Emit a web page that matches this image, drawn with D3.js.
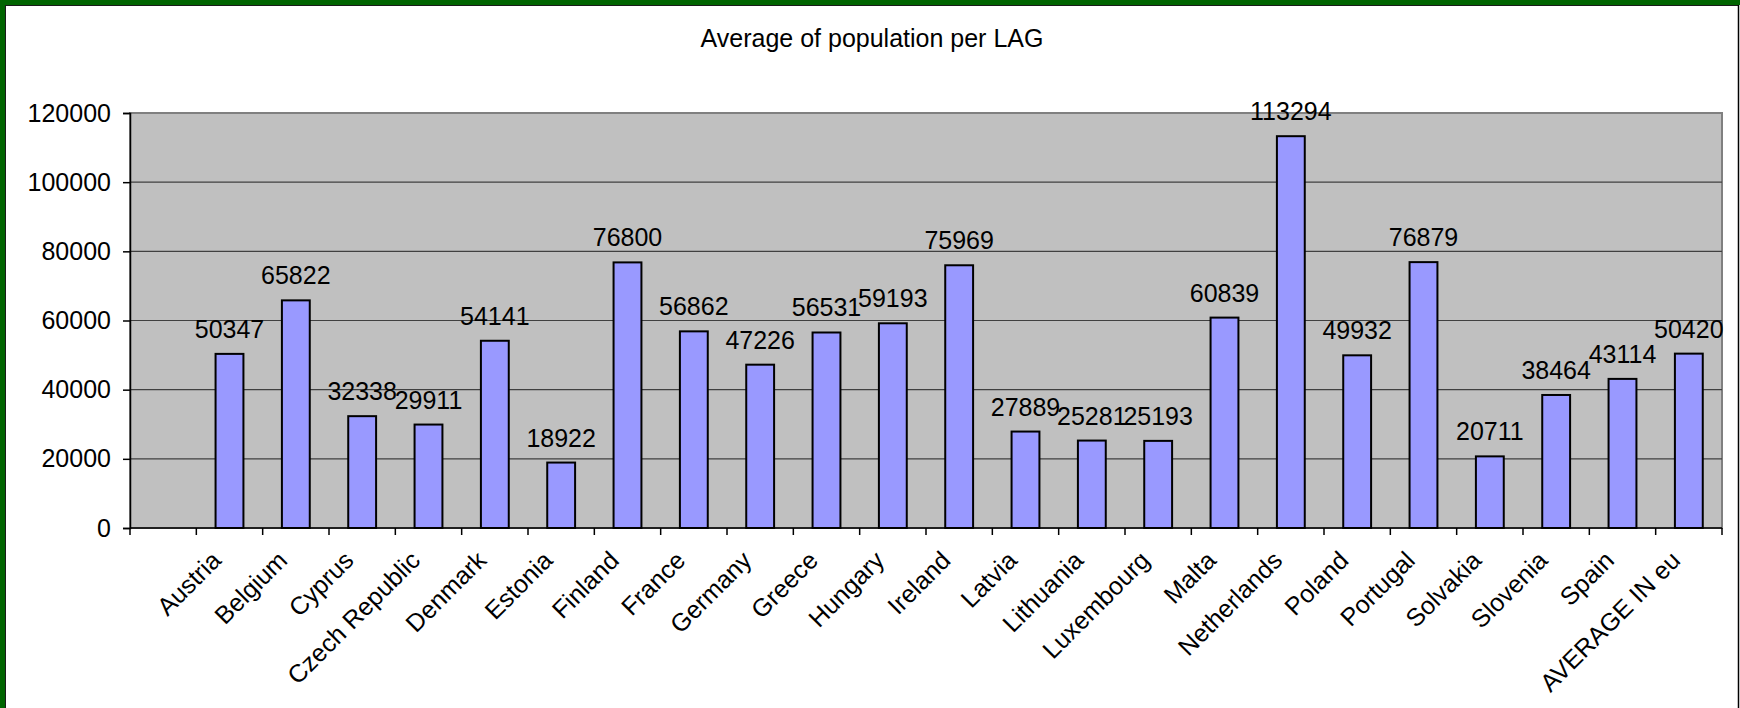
<!DOCTYPE html>
<html><head><meta charset="utf-8">
<script src="https://cdn.jsdelivr.net/npm/d3@7"></script>
<style>html,body{margin:0;padding:0;background:#fff;}svg{display:block;font-family:"Liberation Sans",Arial,sans-serif;}</style>
</head><body>
<svg id="c" width="1740" height="708"></svg>
<script>
const title = "Average of population per LAG";
const categories = ["", "Austria","Belgium","Cyprus","Czech Republic","Denmark","Estonia","Finland","France","Germany","Greece","Hungary","Ireland","Latvia","Lithuania","Luxembourg","Malta","Netherlands","Poland","Portugal","Solvakia","Slovenia","Spain","AVERAGE IN eu"];
const values = [null, 50347,65822,32338,29911,54141,18922,76800,56862,47226,56531,59193,75969,27889,25281,25193,60839,113294,49932,76879,20711,38464,43114,50420];
const yTicks = [0,20000,40000,60000,80000,100000,120000];

const W = 1740, H = 708;
const m = {left:130, right:1722, top:113, bottom:528};
const svg = d3.select("#c");
const fs = 25;

// frame
svg.append("rect").attr("x",0).attr("y",0).attr("width",W).attr("height",H).attr("fill","#fff");
svg.append("rect").attr("x",0).attr("y",0).attr("width",W).attr("height",5).attr("fill","#006400");
svg.append("rect").attr("x",0).attr("y",0).attr("width",5).attr("height",H).attr("fill","#006400");
svg.append("line").attr("x1",5).attr("x2",1739).attr("y1",5.5).attr("y2",5.5).attr("stroke","#1a1a1a").attr("stroke-width",1);
svg.append("line").attr("x1",5.5).attr("x2",5.5).attr("y1",5).attr("y2",H).attr("stroke","#1a1a1a").attr("stroke-width",1);
svg.append("line").attr("x1",1738.5).attr("x2",1738.5).attr("y1",5).attr("y2",H).attr("stroke","#000").attr("stroke-width",1.5);

const slot = d3.scaleBand().domain(categories.map((d,i)=>i)).range([m.left,m.right]);
const y = d3.scaleLinear().domain([0,120000]).range([m.bottom,m.top]);
const barW = slot.bandwidth()*0.42;

// plot area
svg.append("rect").attr("x",m.left).attr("y",m.top).attr("width",m.right-m.left).attr("height",m.bottom-m.top)
  .attr("fill","#c0c0c0").attr("stroke","#808080").attr("stroke-width",2);

// gridlines
svg.append("g").selectAll("line").data(yTicks.filter(d=>d>0 && d<120000)).join("line")
  .attr("x1",m.left).attr("x2",m.right).attr("y1",d=>y(d)).attr("y2",d=>y(d))
  .attr("stroke","#404040").attr("stroke-width",1.2);

// bars
const data = categories.map((c,i)=>({c,i,v:values[i]})).filter(d=>d.v!=null);
svg.append("g").selectAll("rect").data(data).join("rect")
  .attr("x",d=>slot(d.i)+slot.bandwidth()/2-barW/2).attr("width",barW)
  .attr("y",d=>y(d.v)).attr("height",d=>y(0)-y(d.v))
  .attr("fill","#9999ff").attr("stroke","#000").attr("stroke-width",2);

// data labels
svg.append("g").selectAll("text").data(data).join("text")
  .attr("x",d=>slot(d.i)+slot.bandwidth()/2).attr("y",d=>y(d.v)-16)
  .attr("text-anchor","middle").attr("font-size",fs).attr("fill","#000").text(d=>d.v);

// y axis
const ya = svg.append("g").attr("transform",`translate(${m.left},0)`)
  .call(d3.axisLeft(y).tickValues(yTicks).tickSize(7).tickPadding(12).tickFormat(d3.format("d")));
ya.select(".domain").attr("stroke","#000").attr("stroke-width",1.5);
ya.selectAll(".tick line").attr("stroke","#000").attr("stroke-width",1.5);
ya.selectAll(".tick text").attr("font-size",fs).attr("font-family",null).attr("fill","#000");

// x axis line and ticks at slot boundaries
svg.append("line").attr("x1",m.left).attr("x2",m.right).attr("y1",m.bottom).attr("y2",m.bottom).attr("stroke","#000").attr("stroke-width",1.5);
const bounds = categories.map((d,i)=>slot(i)).concat([m.right]);
svg.append("g").selectAll("line").data(bounds).join("line")
  .attr("x1",d=>d).attr("x2",d=>d).attr("y1",m.bottom).attr("y2",m.bottom+7)
  .attr("stroke","#000").attr("stroke-width",1.5);

// category labels
svg.append("g").selectAll("text").data(data).join("text")
  .attr("text-anchor","end").attr("font-size",fs).attr("fill","#000")
  .attr("transform",d=>`translate(${slot(d.i)+slot.bandwidth()/2-7},${m.bottom+34}) rotate(-45)`)
  .text(d=>d.c);

// title
svg.append("text").attr("x",872).attr("y",47).attr("text-anchor","middle").attr("font-size",fs).attr("fill","#000").text(title);
</script>
</body></html>
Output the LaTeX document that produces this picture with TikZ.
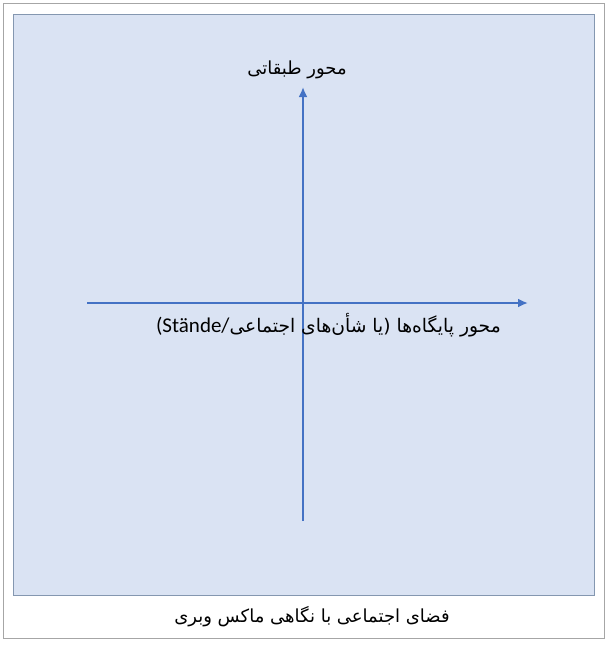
\documentclass[tikz,border=0pt]{standalone}
\usepackage{fontspec}
\usetikzlibrary{arrows.meta}
\setmainfont{DejaVu Sans}
\newfontfamily\arabicfont[Script=Arabic]{DejaVu Sans}
\newfontfamily\latinfont{Carlito}
\TeXXeTstate=1
\definecolor{panelfill}{HTML}{DAE3F3}
\definecolor{paneldraw}{HTML}{8497B0}
\definecolor{framedraw}{HTML}{A6A6A6}
\definecolor{axiscol}{HTML}{4472C4}
\begin{document}
\begin{tikzpicture}[x=1pt,y=-1pt,
  axis/.style={draw=axiscol,line width=2pt,-{Latex[length=10pt,width=9pt]}},
  lbl/.style={inner sep=0pt,font=\arabicfont\fontsize{18}{21}\selectfont}]
\useasboundingbox (0,0) rectangle (610,645);
\fill[white] (0,0) rectangle (610,645);
\draw[framedraw,line width=1pt] (3.5,3.5) rectangle (604,638);
\draw[paneldraw,fill=panelfill,line width=1pt] (13.5,14) rectangle (594.5,595.5);
\coordinate (vb) at (303,521);
\coordinate (vt) at (303,87);
\coordinate (hl) at (87,303);
\coordinate (hr) at (528,303);
\draw[axis] (vb) -- (vt);
\draw[axis] (hl) -- (hr);
\node[lbl] (tl) at (297,70) {\beginR محور طبقاتی\endR};
\node[lbl,anchor=east,font=\arabicfont\fontsize{18.7}{21}\selectfont] (hlab) at (501,325) {{\latinfont\fontsize{21}{23}\selectfont(Stände/}\beginR محور پایگاه‌ها (یا شأن‌های اجتماعی\endR};
\node[lbl] (cap) at (312,617) {\beginR فضای اجتماعی با نگاهی ماکس وبری\endR};
\end{tikzpicture}
\end{document}
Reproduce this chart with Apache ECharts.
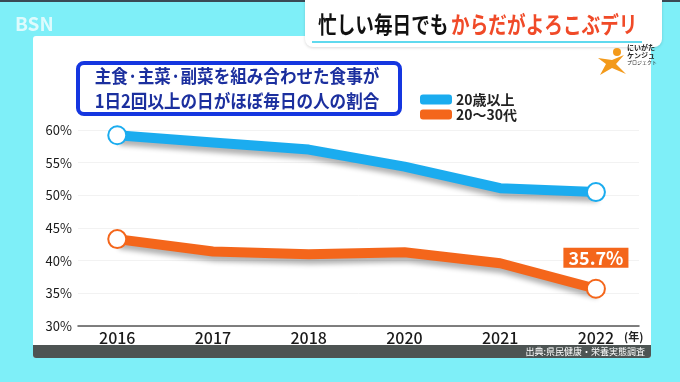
<!DOCTYPE html>
<html><head><meta charset="utf-8">
<script src="https://cdn.jsdelivr.net/npm/echarts@6/dist/echarts.min.js"></script>
<style>html,body{margin:0;padding:0;background:#7EEFF8;}#c{width:680px;height:382px;}</style>
</head><body><div id="c"></div>
<script>
const years = ['2016', '2017', '2018', '2020', '2021', '2022'];
const adults = [59.2, 58.1, 57.0, 54.4, 51.1, 50.5];
const young = [43.3, 41.4, 41.0, 41.3, 39.6, 35.7];
const seriesNames = ['20歳以上', '20～30代'];
const blue = '#1BACEF', orange = '#F4661B';
const FONT = '"Noto Sans CJK JP", "Noto Sans", sans-serif';

function mk(vals, color, labelLast) {
  const last = vals.length - 1;
  return vals.map((v, i) => {
    const d = { value: [i, v], symbol: (i === 0 || i === last) ? 'circle' : 'none' };
    if (labelLast && i === last) {
      d.label = { show: true, formatter: v.toFixed(1) + '%', position: 'top', distance: 11,
        backgroundColor: color, color: '#fff', fontSize: 18, fontWeight: 'bold', fontFamily: FONT,
        padding: [0, 5, 0, 5], lineHeight: 20 };
    }
    return d;
  });
}

const chart = echarts.init(document.getElementById('c'));
chart.setOption({
  backgroundColor: '#7EEFF8',
  animation: false,
  graphic: [
    { type: 'rect', shape: { x: 0, y: 0, width: 680, height: 2 }, style: { fill: '#3a4a55' } },
    { type: 'rect', shape: { x: 33, y: 36, width: 618, height: 322, r: 3 }, style: { fill: '#ffffff' } },
    { type: 'rect', shape: { x: 33, y: 345, width: 618, height: 13, r: [0, 0, 3, 3] }, style: { fill: '#4d5453' } },
    { type: 'text', x: 645, y: 352, style: { text: '出典:県民健康・栄養実態調査', fill: '#fff', font: '9px ' + FONT, textAlign: 'right', textVerticalAlign: 'middle' } },
    { type: 'rect', shape: { x: 305, y: 0, width: 357, height: 47, r: [0, 0, 8, 8] }, style: { fill: '#ffffff', shadowColor: 'rgba(0,0,0,0.15)', shadowBlur: 3, shadowOffsetY: 1 } },
    { type: 'rect', shape: { x: 312, y: 41, width: 330, height: 2 }, style: { fill: '#5fd9ee' } },
    { type: 'text', x: 318, y: 24, scaleX: 0.81, style: { text: '{a|忙しい毎日でも} {b|からだがよろこぶデリ}', textVerticalAlign: 'middle', textAlign: 'left',
        rich: { a: { fill: '#111', fontSize: 23, fontWeight: 'bold', fontFamily: FONT }, b: { fill: '#F04A28', fontSize: 23, fontWeight: 'bold', fontFamily: FONT } } } },
    { type: 'text', x: 15, y: 24, style: { text: 'BSN', fill: 'rgba(255,255,255,0.75)', font: 'bold 19px ' + FONT, textVerticalAlign: 'middle' } },
    { type: 'circle', shape: { cx: 617, cy: 52, r: 4 }, style: { fill: '#F39A1B' } },
    { type: 'polygon', shape: { points: [[598, 58], [612, 60], [624, 55], [616, 64], [626, 74], [612, 68], [600, 75], [606, 64]] }, style: { fill: '#F39A1B' } },
    { type: 'text', x: 627, y: 51, style: { text: 'にいがた\nケンジュ', fill: '#222', font: 'bold 7px ' + FONT, lineHeight: 8, textVerticalAlign: 'middle' } },
    { type: 'text', x: 627, y: 62, style: { text: 'プロジェクト', fill: '#222', font: '5px ' + FONT, textVerticalAlign: 'middle' } },
    { type: 'rect', shape: { x: 78, y: 63, width: 322, height: 51, r: 6 }, style: { fill: '#fff', stroke: '#1536E0', lineWidth: 4 } },
    { type: 'text', x: 237, y: 89, scaleX: 0.92, style: { text: '主食·主菜·副菜を組み合わせた食事が\n1日2回以上の日がほぼ毎日の人の割合', fill: '#1B2F9E',
        font: 'bold 18px ' + FONT, lineHeight: 25, textAlign: 'center', textVerticalAlign: 'middle' } },
    { type: 'text', x: 624, y: 337, style: { text: '(年)', fill: '#222', font: 'bold 11px ' + FONT, textVerticalAlign: 'middle' } }
  ],
  legend: {
    orient: 'vertical', left: 415, top: 87, itemWidth: 30, itemHeight: 8, itemGap: 0, icon: 'roundRect',
    textStyle: { fontSize: 14, fontWeight: 'bold', color: '#222', fontFamily: FONT, lineHeight: 15 },
    data: [
      { name: seriesNames[0], itemStyle: { color: blue } },
      { name: seriesNames[1], itemStyle: { color: orange } }
    ]
  },
  grid: { left: 78, right: 41, top: 130, bottom: 56 },
  xAxis: {
    type: 'value', min: -0.41, max: 5.45,
    axisLine: { show: true, onZero: false, lineStyle: { color: '#555', width: 1.5 } },
    axisTick: { show: false },
    splitLine: { show: false },
    axisLabel: { customValues: [0, 1, 2, 3, 4, 5], formatter: v => years[Math.round(v)], fontSize: 16, color: '#1a1a1a', fontFamily: FONT, fontWeight: 500, margin: 4 }
  },
  yAxis: {
    type: 'value', min: 30, max: 60, interval: 5,
    axisLine: { show: false }, axisTick: { show: false },
    splitLine: { lineStyle: { color: '#f2f2f2', width: 1 } },
    axisLabel: { formatter: '{value}%', fontSize: 13, color: '#1a1a1a', fontFamily: FONT, margin: 6 }
  },
  series: [
    { name: seriesNames[0], type: 'line', data: mk(adults, blue, false), symbolSize: 18,
      lineStyle: { color: blue, width: 10, shadowColor: 'rgba(0,0,0,0.3)', shadowBlur: 5, shadowOffsetY: 5, shadowOffsetX: 2 },
      itemStyle: { color: '#fff', borderColor: blue, borderWidth: 2 }, z: 3 },
    { name: seriesNames[1], type: 'line', data: mk(young, orange, true), symbolSize: 18,
      lineStyle: { color: orange, width: 10, shadowColor: 'rgba(0,0,0,0.3)', shadowBlur: 5, shadowOffsetY: 5, shadowOffsetX: 2 },
      itemStyle: { color: '#fff', borderColor: orange, borderWidth: 2 }, z: 3 }
  ]
});
</script></body></html>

> Stated problem
Only the lines from the start of the records to the line with "const fs = 25;" belong in the copy. Print them exactly, minus pictures.

> Task output
Emit a web page that matches this image, drawn with D3.js.
<!DOCTYPE html>
<html><head><meta charset="utf-8">
<script src="https://cdn.jsdelivr.net/npm/d3@7"></script>
<style>html,body{margin:0;padding:0;background:#fff;}svg{display:block;font-family:"Liberation Sans",Arial,sans-serif;}</style>
</head><body>
<svg id="c" width="1740" height="708"></svg>
<script>
const title = "Average of population per LAG";
const categories = ["", "Austria","Belgium","Cyprus","Czech Republic","Denmark","Estonia","Finland","France","Germany","Greece","Hungary","Ireland","Latvia","Lithuania","Luxembourg","Malta","Netherlands","Poland","Portugal","Solvakia","Slovenia","Spain","AVERAGE IN eu"];
const values = [null, 50347,65822,32338,29911,54141,18922,76800,56862,47226,56531,59193,75969,27889,25281,25193,60839,113294,49932,76879,20711,38464,43114,50420];
const yTicks = [0,20000,40000,60000,80000,100000,120000];

const W = 1740, H = 708;
const m = {left:130, right:1722, top:113, bottom:528};
const svg = d3.select("#c");
const fs = 25;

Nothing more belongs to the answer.